*EXERCISE:*
Return each line of the data below exactly, omitting any pictures.

*DATASET CONTENT:*

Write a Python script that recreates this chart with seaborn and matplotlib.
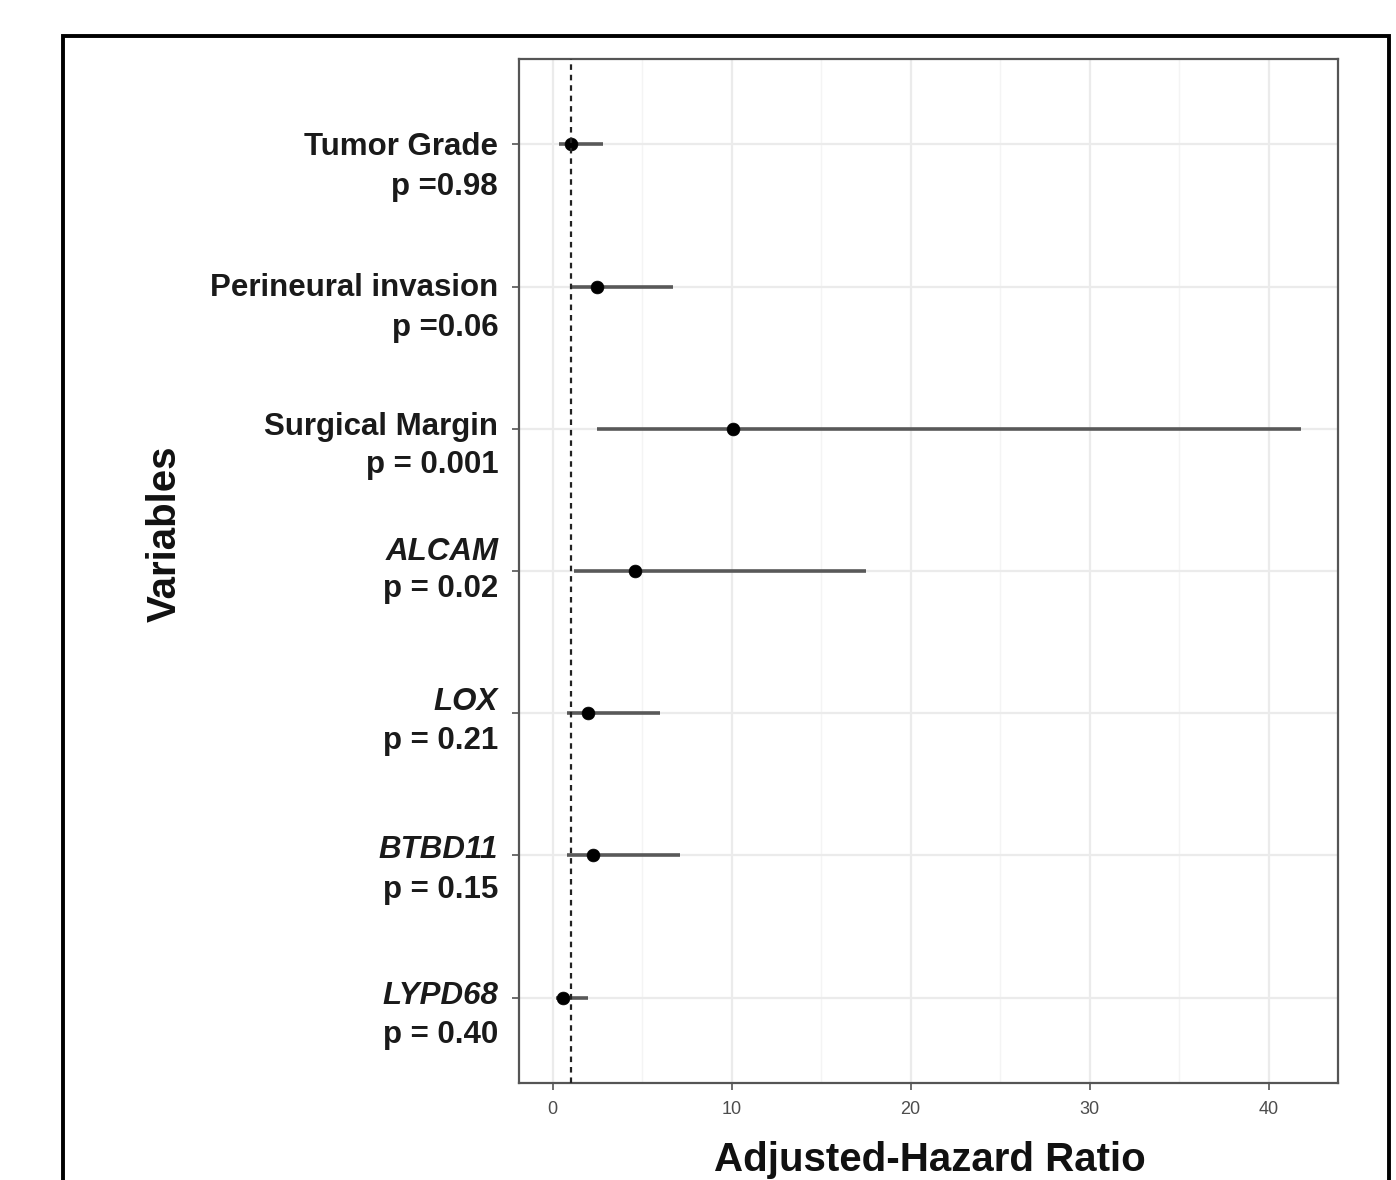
import numpy as np
import pandas as pd
import matplotlib.pyplot as plt
import matplotlib.patches as mpatches
import matplotlib.transforms as mtransforms
import seaborn as sns

# Data
variables = ["Tumor Grade", "Perineural invasion", "Surgical Margin",
             "ALCAM", "LOX", "BTBD11", "LYPD68"]
p_labels = ["p =0.98", "p =0.06", "p = 0.001", "p = 0.02",
            "p = 0.21", "p = 0.15", "p = 0.40"]
is_gene = [False, False, False, True, True, True, True]
hr = [1.0, 2.5, 10.1, 4.6, 2.0, 2.25, 0.6]
ci_low = [0.35, 0.95, 2.5, 1.2, 0.8, 0.8, 0.2]
ci_high = [2.8, 6.7, 41.8, 17.5, 6.0, 7.1, 1.95]
x_ticks = [0, 10, 20, 30, 40]

# label vertical nudges in points (first line, second line)
name_nudge = [-2, -1, 1, 14, 8, 4, 1]
p_nudge = [-31, -30, -26, -13, -20, -25, -27]

df = pd.DataFrame({"var": variables, "hr": hr, "lo": ci_low, "hi": ci_high})
df["pos"] = np.arange(len(df))

sns.set_theme(style="white")
plt.rcParams["font.family"] = ["Liberation Sans", "DejaVu Sans"]

fig = plt.figure(figsize=(13.96, 11.8), dpi=100)
ax = fig.add_axes([0.3718, 0.0822, 0.5867, 0.8678])

# grid (major + minor)
for x in np.arange(0, 45, 5):
    ax.axvline(x, color="#ebebeb" if x % 10 == 0 else "#f4f4f4",
               lw=1.6 if x % 10 == 0 else 1.0, zorder=0)
for y in df["pos"]:
    ax.axhline(y, color="#ebebeb", lw=1.6, zorder=0)

ax.hlines(df["pos"], df["lo"], df["hi"], color="#595959", lw=2.6, zorder=2)
sns.scatterplot(data=df, x="hr", y="pos", color="black", s=85,
                edgecolor="black", linewidth=0.5, ax=ax, zorder=3, legend=False)
ax.axvline(1, color="#222222", ls=(0, (2.5, 2.2)), lw=1.6, zorder=4)

rng = df["hi"].max() - df["lo"].min()
ax.set_xlim(df["lo"].min() - 0.05 * rng, df["hi"].max() + 0.05 * rng)
ax.set_ylim(len(df) - 0.4, -0.6)

ax.set_xlabel("")
ax.set_ylabel("")
ax.set_xticks(x_ticks)
ax.set_xticklabels([str(t) for t in x_ticks], fontsize=13, color="#4d4d4d")
ax.set_yticks(df["pos"])
ax.set_yticklabels([""] * len(df))
ax.tick_params(axis="both", which="both", length=5, width=1.2, color="#555555",
               left=True, bottom=True)
ax.tick_params(axis="x", pad=8)

for s in ax.spines.values():
    s.set_color("#555555")
    s.set_linewidth(1.6)

# two-line y labels with italic gene names
trans = mtransforms.blended_transform_factory(ax.transAxes, ax.transData)
for i, row in df.iterrows():
    t1 = mtransforms.offset_copy(trans, fig=fig, x=-15, y=name_nudge[i], units="points")
    t2 = mtransforms.offset_copy(trans, fig=fig, x=-15, y=p_nudge[i], units="points")
    ax.text(0, row["pos"], row["var"], transform=t1, ha="right", va="center",
            fontsize=22.5, fontweight="bold", color="#1a1a1a",
            fontstyle="italic" if is_gene[i] else "normal")
    ax.text(0, row["pos"], p_labels[i], transform=t2, ha="right", va="center",
            fontsize=22.5, fontweight="bold", color="#1a1a1a")

fig.text(0.118, 0.548, "Variables", rotation=90, ha="center", va="center",
         fontsize=29, fontweight="bold", color="#111111")
fig.text(0.666, 0.017, "Adjusted-Hazard Ratio", ha="center", va="center",
         fontsize=29, fontweight="bold", color="#111111")

# outer frame of the screenshot
frame = mpatches.Rectangle((0.0451, -0.05), 0.9499, 1.0195, transform=fig.transFigure,
                           fill=False, edgecolor="black", lw=2.8, clip_on=False)
fig.patches.append(frame)

fig.savefig("out.png", dpi=100)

*RESPONSE TO THE TASK:*
Write a Python script that recreates this chart with seaborn and matplotlib.
import numpy as np
import pandas as pd
import matplotlib.pyplot as plt
import matplotlib.patches as mpatches
import matplotlib.transforms as mtransforms
import seaborn as sns

# Data
variables = ["Tumor Grade", "Perineural invasion", "Surgical Margin",
             "ALCAM", "LOX", "BTBD11", "LYPD68"]
p_labels = ["p =0.98", "p =0.06", "p = 0.001", "p = 0.02",
            "p = 0.21", "p = 0.15", "p = 0.40"]
is_gene = [False, False, False, True, True, True, True]
hr = [1.0, 2.5, 10.1, 4.6, 2.0, 2.25, 0.6]
ci_low = [0.35, 0.95, 2.5, 1.2, 0.8, 0.8, 0.2]
ci_high = [2.8, 6.7, 41.8, 17.5, 6.0, 7.1, 1.95]
x_ticks = [0, 10, 20, 30, 40]

# label vertical nudges in points (first line, second line)
name_nudge = [-2, -1, 1, 14, 8, 4, 1]
p_nudge = [-31, -30, -26, -13, -20, -25, -27]

df = pd.DataFrame({"var": variables, "hr": hr, "lo": ci_low, "hi": ci_high})
df["pos"] = np.arange(len(df))

sns.set_theme(style="white")
plt.rcParams["font.family"] = ["Liberation Sans", "DejaVu Sans"]

fig = plt.figure(figsize=(13.96, 11.8), dpi=100)
ax = fig.add_axes([0.3718, 0.0822, 0.5867, 0.8678])

# grid (major + minor)
for x in np.arange(0, 45, 5):
    ax.axvline(x, color="#ebebeb" if x % 10 == 0 else "#f4f4f4",
               lw=1.6 if x % 10 == 0 else 1.0, zorder=0)
for y in df["pos"]:
    ax.axhline(y, color="#ebebeb", lw=1.6, zorder=0)

ax.hlines(df["pos"], df["lo"], df["hi"], color="#595959", lw=2.6, zorder=2)
sns.scatterplot(data=df, x="hr", y="pos", color="black", s=85,
                edgecolor="black", linewidth=0.5, ax=ax, zorder=3, legend=False)
ax.axvline(1, color="#222222", ls=(0, (2.5, 2.2)), lw=1.6, zorder=4)

rng = df["hi"].max() - df["lo"].min()
ax.set_xlim(df["lo"].min() - 0.05 * rng, df["hi"].max() + 0.05 * rng)
ax.set_ylim(len(df) - 0.4, -0.6)

ax.set_xlabel("")
ax.set_ylabel("")
ax.set_xticks(x_ticks)
ax.set_xticklabels([str(t) for t in x_ticks], fontsize=13, color="#4d4d4d")
ax.set_yticks(df["pos"])
ax.set_yticklabels([""] * len(df))
ax.tick_params(axis="both", which="both", length=5, width=1.2, color="#555555",
               left=True, bottom=True)
ax.tick_params(axis="x", pad=8)

for s in ax.spines.values():
    s.set_color("#555555")
    s.set_linewidth(1.6)

# two-line y labels with italic gene names
trans = mtransforms.blended_transform_factory(ax.transAxes, ax.transData)
for i, row in df.iterrows():
    t1 = mtransforms.offset_copy(trans, fig=fig, x=-15, y=name_nudge[i], units="points")
    t2 = mtransforms.offset_copy(trans, fig=fig, x=-15, y=p_nudge[i], units="points")
    ax.text(0, row["pos"], row["var"], transform=t1, ha="right", va="center",
            fontsize=22.5, fontweight="bold", color="#1a1a1a",
            fontstyle="italic" if is_gene[i] else "normal")
    ax.text(0, row["pos"], p_labels[i], transform=t2, ha="right", va="center",
            fontsize=22.5, fontweight="bold", color="#1a1a1a")

fig.text(0.118, 0.548, "Variables", rotation=90, ha="center", va="center",
         fontsize=29, fontweight="bold", color="#111111")
fig.text(0.666, 0.017, "Adjusted-Hazard Ratio", ha="center", va="center",
         fontsize=29, fontweight="bold", color="#111111")

# outer frame of the screenshot
frame = mpatches.Rectangle((0.0451, -0.05), 0.9499, 1.0195, transform=fig.transFigure,
                           fill=False, edgecolor="black", lw=2.8, clip_on=False)
fig.patches.append(frame)

fig.savefig("out.png", dpi=100)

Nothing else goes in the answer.